Merkel and Sarkozy Seek to Batten Down the Hatches before the Big Storm

German Chancellor Merkel and French President Sarkozy agreed Sunday (9 October) to recapitalise and therefore shore up European banks to the tune of €200bn to storm-proof them in case of another major shock to the financial system (if need be…). Is this a good or a bad move?

Well, its both.

Good

  • European leaders are starting to think seriously about tackling the solvency and liquidity crises in major European banks (‘encouraged’ by last weeks collapse of the Franco-Belgian lender Dexia)
  • A united Franco-German effort is a show of strength and calm amid the crisis atmosphere
  • Tackling the ‘bank’ problem should, in theory, stop the bleeding quicker should a major negative financial event occur on the scale of the collapse of Lehman Brothers in September 2008.
  • Overall, shoring up the banks should stabilise investor confidence (to what extent is unknown) and therefore quell some volatility in the markets

Bad

  • The most urgent problem is Greece and the potential of a Greek sovereign debt default. Helping out the European banks first is a bit like helping out the forecast victims of a unknown disaster before it has even happened. The ‘bank’ problem is, at best, only part of the constantly worsening picture.
  • €200bn is a tiny amount considering the trillions on European bank balance sheets. Dexia, for example, had  €520bn worth of assets – worth more than the entire Greek banking system.
  •  This action is more of a signal to banks to get their houses in order through raising private funds (as Merkel wants). Sarkozy, for his part, prefers to help banks via the €440bn EFSF which was set up to help the PIGs (countries) – not banks.
  • This action reveals the sham that are the ‘Stress Tests’ on banks in recent times. Dexia had passed them 3 months ago and is now defunct. Surely banks who apply for part of the €200bn fund are admitting they cant fund themselves otherwise and their investors would panic.
  • The Franco-German actions do not seek to address the core issue – the uncertainty cycle. Arguably, squabbling over trying to identify and solve the most urgent problem is not bringing Europe any closer to addressing the cycle, which is like a beating heart feeding these crises. Remember the following Economist inspired diagram from a previous PIIGSty post

The Bottom Line

FIRST its important to say that the duo have insisted a comprehensive solution to the Euro debt crisis will be delivered at the end of October. However, the stress placed on signalling bulking up Euro banks first and foremost seems to presuppose that a Greek default or a Greek exit (or expulsion) from the eurozone (however unlikely that is and it is extremely unlikely if not impossible as PIIGSty has illustrated before) is at least plausible in the very short term. This measure is likely to be viewed by commentators and investors alike as ‘preparing’ the banks for a doomsday scenario rather than achieve any intended altruistic goal of ‘tackling’ the problem in Northern European banks.

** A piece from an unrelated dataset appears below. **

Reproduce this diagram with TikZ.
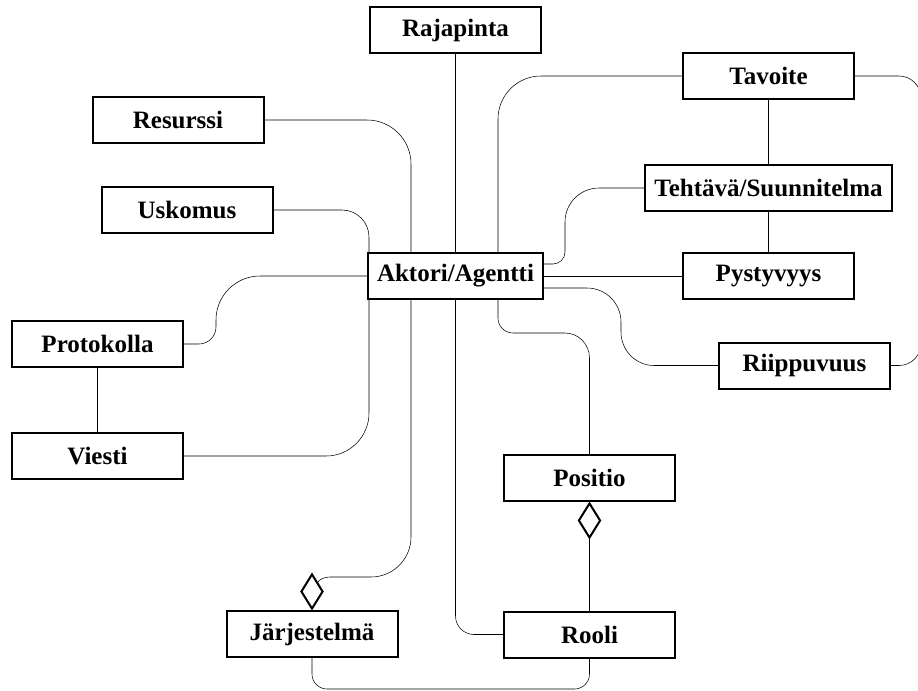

Merkel and Sarkozy seem to now be admitting that either (a) The Greek national debt (at 160-170% of GDP) is just too high to be controlled by patchwork bailouts and so Greece can’t be saved (politically poisonous at home and economically not a feasible long term option) or (b) that the cost of saving Greece is so exorbitant that the cheaper option is to bulk up bank assets.

As announced today (with more details by late October), the Franco-German alliance seems set to opt for the more feasible option because banks are well known, respected national institutions, employing native workers and holding native bank accounts. The urgency to help them can be understood by the electorates. Bailing out Greece, effectively a third time, is a bridge too far.